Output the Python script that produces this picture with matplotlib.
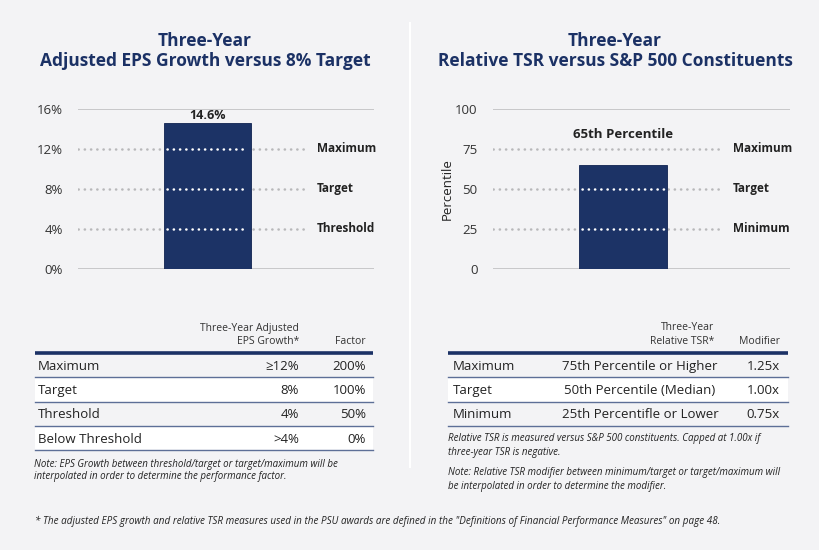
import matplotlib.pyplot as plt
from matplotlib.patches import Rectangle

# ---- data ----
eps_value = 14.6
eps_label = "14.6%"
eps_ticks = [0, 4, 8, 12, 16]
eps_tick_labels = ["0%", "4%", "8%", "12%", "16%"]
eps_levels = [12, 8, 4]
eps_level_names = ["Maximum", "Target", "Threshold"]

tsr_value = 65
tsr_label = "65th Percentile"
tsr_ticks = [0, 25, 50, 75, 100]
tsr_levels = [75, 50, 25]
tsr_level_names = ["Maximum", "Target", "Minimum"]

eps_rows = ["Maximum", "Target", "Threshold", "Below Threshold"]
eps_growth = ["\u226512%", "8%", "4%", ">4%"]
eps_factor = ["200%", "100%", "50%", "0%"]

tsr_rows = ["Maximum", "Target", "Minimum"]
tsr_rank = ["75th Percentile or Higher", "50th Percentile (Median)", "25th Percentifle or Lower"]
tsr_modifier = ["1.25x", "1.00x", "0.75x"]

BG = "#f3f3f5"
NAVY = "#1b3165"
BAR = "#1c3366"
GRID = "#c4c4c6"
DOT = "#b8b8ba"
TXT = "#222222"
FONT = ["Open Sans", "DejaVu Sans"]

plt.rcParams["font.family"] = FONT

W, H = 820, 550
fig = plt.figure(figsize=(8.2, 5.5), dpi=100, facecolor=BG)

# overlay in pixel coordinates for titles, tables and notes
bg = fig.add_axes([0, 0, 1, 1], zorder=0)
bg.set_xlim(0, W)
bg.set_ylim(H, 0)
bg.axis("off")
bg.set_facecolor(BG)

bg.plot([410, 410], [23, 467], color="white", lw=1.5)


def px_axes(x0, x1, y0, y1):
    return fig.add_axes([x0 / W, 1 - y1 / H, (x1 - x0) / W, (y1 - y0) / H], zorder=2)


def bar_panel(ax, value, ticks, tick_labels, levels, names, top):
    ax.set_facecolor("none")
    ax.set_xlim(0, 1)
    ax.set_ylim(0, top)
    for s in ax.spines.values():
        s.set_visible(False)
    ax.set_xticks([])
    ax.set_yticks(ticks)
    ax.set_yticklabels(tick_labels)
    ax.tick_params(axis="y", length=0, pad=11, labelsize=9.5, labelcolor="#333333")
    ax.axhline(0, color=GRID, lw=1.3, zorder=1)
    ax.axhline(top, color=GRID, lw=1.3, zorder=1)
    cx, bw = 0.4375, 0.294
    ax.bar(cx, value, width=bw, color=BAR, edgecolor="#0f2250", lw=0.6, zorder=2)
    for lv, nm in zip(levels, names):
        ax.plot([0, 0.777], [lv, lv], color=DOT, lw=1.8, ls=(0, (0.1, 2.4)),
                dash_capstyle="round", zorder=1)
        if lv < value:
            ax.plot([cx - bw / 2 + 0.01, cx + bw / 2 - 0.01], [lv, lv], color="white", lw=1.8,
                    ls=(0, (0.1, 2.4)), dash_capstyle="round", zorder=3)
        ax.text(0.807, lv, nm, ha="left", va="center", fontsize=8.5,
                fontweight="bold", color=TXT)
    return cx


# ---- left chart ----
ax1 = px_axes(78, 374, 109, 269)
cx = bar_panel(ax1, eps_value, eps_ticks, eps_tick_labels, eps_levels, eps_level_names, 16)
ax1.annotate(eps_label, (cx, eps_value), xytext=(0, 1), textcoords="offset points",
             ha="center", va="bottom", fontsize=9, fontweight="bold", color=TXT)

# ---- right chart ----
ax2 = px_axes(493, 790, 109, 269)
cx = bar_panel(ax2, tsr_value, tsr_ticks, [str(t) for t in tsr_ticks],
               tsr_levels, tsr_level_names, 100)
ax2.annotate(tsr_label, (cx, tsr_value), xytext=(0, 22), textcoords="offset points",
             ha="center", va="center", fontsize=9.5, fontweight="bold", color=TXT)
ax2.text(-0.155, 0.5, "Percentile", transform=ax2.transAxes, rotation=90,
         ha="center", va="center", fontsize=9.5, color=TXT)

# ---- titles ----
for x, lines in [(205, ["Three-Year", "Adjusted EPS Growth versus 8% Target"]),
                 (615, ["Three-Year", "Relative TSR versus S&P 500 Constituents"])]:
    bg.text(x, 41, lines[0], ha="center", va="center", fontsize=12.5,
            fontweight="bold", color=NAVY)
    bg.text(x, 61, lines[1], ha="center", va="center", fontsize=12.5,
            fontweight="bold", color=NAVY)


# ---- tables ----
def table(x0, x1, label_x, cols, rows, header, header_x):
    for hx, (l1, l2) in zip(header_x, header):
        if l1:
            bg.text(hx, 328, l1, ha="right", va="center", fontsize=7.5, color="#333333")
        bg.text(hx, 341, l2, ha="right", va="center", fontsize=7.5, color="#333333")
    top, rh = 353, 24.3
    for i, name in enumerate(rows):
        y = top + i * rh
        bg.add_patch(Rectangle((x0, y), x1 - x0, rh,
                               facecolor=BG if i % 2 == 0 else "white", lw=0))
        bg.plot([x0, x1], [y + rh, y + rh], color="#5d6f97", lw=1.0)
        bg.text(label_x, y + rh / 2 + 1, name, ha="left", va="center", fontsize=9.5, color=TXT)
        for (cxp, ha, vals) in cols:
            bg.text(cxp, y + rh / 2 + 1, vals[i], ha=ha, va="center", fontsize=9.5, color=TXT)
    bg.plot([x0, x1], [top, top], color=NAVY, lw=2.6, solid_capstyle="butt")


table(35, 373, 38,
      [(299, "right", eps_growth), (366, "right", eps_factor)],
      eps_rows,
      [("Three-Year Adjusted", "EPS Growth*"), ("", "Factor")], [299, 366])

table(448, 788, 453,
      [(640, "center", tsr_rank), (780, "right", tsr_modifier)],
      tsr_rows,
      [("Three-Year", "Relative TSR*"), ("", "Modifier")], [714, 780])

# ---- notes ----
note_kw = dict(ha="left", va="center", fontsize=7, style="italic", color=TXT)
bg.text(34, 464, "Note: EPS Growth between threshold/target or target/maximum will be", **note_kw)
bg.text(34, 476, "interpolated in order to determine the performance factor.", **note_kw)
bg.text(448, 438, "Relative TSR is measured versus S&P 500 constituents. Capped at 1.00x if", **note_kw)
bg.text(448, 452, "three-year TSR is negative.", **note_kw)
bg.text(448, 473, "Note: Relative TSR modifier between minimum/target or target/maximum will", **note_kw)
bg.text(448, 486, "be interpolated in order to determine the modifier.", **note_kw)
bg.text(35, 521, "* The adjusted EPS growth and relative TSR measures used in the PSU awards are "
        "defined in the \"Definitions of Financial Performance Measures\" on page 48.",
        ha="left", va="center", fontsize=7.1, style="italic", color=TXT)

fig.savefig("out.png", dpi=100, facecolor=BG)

---

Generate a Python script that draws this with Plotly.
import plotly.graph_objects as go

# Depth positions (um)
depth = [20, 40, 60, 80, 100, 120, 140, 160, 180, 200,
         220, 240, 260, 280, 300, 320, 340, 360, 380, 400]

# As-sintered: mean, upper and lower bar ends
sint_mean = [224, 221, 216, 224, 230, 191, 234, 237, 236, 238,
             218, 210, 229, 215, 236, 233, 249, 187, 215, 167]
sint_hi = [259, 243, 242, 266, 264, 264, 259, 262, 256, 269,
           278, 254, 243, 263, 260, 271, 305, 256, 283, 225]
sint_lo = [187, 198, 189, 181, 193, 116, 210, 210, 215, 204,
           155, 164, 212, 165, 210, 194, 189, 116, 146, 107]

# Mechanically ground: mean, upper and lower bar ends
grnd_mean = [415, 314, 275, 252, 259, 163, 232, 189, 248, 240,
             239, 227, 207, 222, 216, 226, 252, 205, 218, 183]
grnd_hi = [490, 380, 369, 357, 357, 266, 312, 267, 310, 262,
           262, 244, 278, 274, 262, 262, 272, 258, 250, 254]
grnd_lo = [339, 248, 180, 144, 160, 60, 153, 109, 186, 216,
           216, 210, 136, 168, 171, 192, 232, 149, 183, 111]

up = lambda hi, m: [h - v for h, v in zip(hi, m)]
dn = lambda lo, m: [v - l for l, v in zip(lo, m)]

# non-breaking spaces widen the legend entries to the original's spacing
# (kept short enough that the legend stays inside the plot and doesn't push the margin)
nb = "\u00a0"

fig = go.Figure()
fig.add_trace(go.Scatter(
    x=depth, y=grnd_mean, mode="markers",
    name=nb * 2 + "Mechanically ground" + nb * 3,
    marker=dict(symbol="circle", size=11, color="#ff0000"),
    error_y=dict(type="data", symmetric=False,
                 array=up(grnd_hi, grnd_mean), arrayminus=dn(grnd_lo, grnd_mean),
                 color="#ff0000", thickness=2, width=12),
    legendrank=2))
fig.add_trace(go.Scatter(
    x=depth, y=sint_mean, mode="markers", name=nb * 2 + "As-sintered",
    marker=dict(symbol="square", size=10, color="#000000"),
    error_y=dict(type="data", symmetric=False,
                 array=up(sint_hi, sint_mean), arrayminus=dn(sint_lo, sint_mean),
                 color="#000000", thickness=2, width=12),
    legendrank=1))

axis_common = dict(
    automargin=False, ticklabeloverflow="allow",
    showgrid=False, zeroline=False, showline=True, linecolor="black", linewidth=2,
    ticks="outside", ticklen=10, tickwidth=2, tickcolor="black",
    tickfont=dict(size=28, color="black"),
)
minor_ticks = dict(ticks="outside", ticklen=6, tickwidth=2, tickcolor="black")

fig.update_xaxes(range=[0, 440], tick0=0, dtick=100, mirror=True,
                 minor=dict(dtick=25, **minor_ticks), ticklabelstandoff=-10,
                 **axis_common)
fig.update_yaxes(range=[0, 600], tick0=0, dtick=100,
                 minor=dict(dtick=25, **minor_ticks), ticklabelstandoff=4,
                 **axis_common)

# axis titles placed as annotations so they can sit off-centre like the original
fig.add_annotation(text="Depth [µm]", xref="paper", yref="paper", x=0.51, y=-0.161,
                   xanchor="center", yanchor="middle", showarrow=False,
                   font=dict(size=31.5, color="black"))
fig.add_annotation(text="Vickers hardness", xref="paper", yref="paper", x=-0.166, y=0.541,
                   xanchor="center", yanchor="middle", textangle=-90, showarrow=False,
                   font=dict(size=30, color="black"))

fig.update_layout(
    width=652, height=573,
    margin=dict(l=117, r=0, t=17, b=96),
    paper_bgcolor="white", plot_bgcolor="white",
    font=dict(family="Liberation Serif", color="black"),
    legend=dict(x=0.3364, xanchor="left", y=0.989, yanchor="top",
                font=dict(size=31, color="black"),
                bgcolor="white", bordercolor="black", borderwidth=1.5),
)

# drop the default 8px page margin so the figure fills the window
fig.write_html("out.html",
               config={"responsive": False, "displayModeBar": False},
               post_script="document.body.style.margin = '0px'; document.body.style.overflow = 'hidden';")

**EXERCISE DESCRIPTION**
In the listing above, find the line containing "Output the Python" and the line containing "return fig.add_axes([x0 /". Reproduce those lines and all between them exactly, with no pictures and nothing more.

**THE REPLY**
Output the Python script that produces this picture with matplotlib.
import matplotlib.pyplot as plt
from matplotlib.patches import Rectangle

# ---- data ----
eps_value = 14.6
eps_label = "14.6%"
eps_ticks = [0, 4, 8, 12, 16]
eps_tick_labels = ["0%", "4%", "8%", "12%", "16%"]
eps_levels = [12, 8, 4]
eps_level_names = ["Maximum", "Target", "Threshold"]

tsr_value = 65
tsr_label = "65th Percentile"
tsr_ticks = [0, 25, 50, 75, 100]
tsr_levels = [75, 50, 25]
tsr_level_names = ["Maximum", "Target", "Minimum"]

eps_rows = ["Maximum", "Target", "Threshold", "Below Threshold"]
eps_growth = ["\u226512%", "8%", "4%", ">4%"]
eps_factor = ["200%", "100%", "50%", "0%"]

tsr_rows = ["Maximum", "Target", "Minimum"]
tsr_rank = ["75th Percentile or Higher", "50th Percentile (Median)", "25th Percentifle or Lower"]
tsr_modifier = ["1.25x", "1.00x", "0.75x"]

BG = "#f3f3f5"
NAVY = "#1b3165"
BAR = "#1c3366"
GRID = "#c4c4c6"
DOT = "#b8b8ba"
TXT = "#222222"
FONT = ["Open Sans", "DejaVu Sans"]

plt.rcParams["font.family"] = FONT

W, H = 820, 550
fig = plt.figure(figsize=(8.2, 5.5), dpi=100, facecolor=BG)

# overlay in pixel coordinates for titles, tables and notes
bg = fig.add_axes([0, 0, 1, 1], zorder=0)
bg.set_xlim(0, W)
bg.set_ylim(H, 0)
bg.axis("off")
bg.set_facecolor(BG)

bg.plot([410, 410], [23, 467], color="white", lw=1.5)


def px_axes(x0, x1, y0, y1):
    return fig.add_axes([x0 / W, 1 - y1 / H, (x1 - x0) / W, (y1 - y0) / H], zorder=2)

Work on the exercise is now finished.